This blog starts with a basic assumption... stress can impact creativity, innovation, resilience, and stability.  With those implications, stress in your organization can impact your ability to implement change.In this article on Forbes.com, Judy Martin talks about the need for organizations to think about stress management more broadly than simply an individual approach -- considering what the organization can do on their part to prevent the stress from building up to begin with.

"In my experience covering workplace issues for well over a decade, stress management programs in most companies, if they exist at all, are more of an ancillary stepchild in the wellness agenda. As David Ballard PhD told me, workplace flexibility, mental healthcare coverage and on-site fitness offerings certainly help to reduce stress, but it’s not enough. Perhaps a company will do more to help employees better manage stress, if the end-game is a more creative and engaged employee."

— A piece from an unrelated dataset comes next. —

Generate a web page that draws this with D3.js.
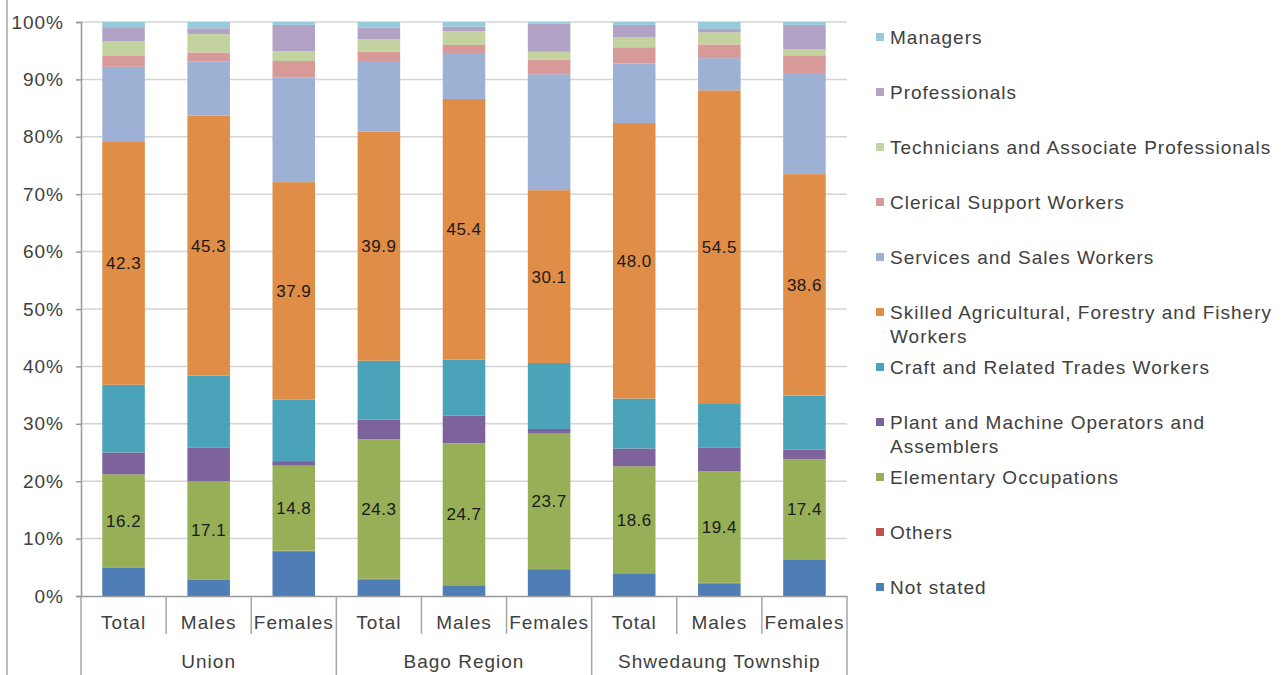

In this blog post Jason Greenway advocates taking responsibility for your own stress and offers some tips for managing it.

"What does it mean to have “personal resilience” in today’s workplace? It’s the capacity for an individual to remain both flexible and strong in the midst of ambiguity and change. Personal resilience ensures you are able to cope effectively with uncertainty, persevere through periods of elevated stress, absorb high levels of change, adapt to disruptions and still remain effective and productive.

...Change and stress, intrinsic in today’s world, are often outside your control. Your response to both, however, is within your control."

So, a couple of different points of view and maybe bringing both perspectives together can really get you to an effective strategy for managing the stress inherent in change -- the organization has responsibility for minimizing the stress as much as possible, and the individual has responsibility for adapting to it as best they can.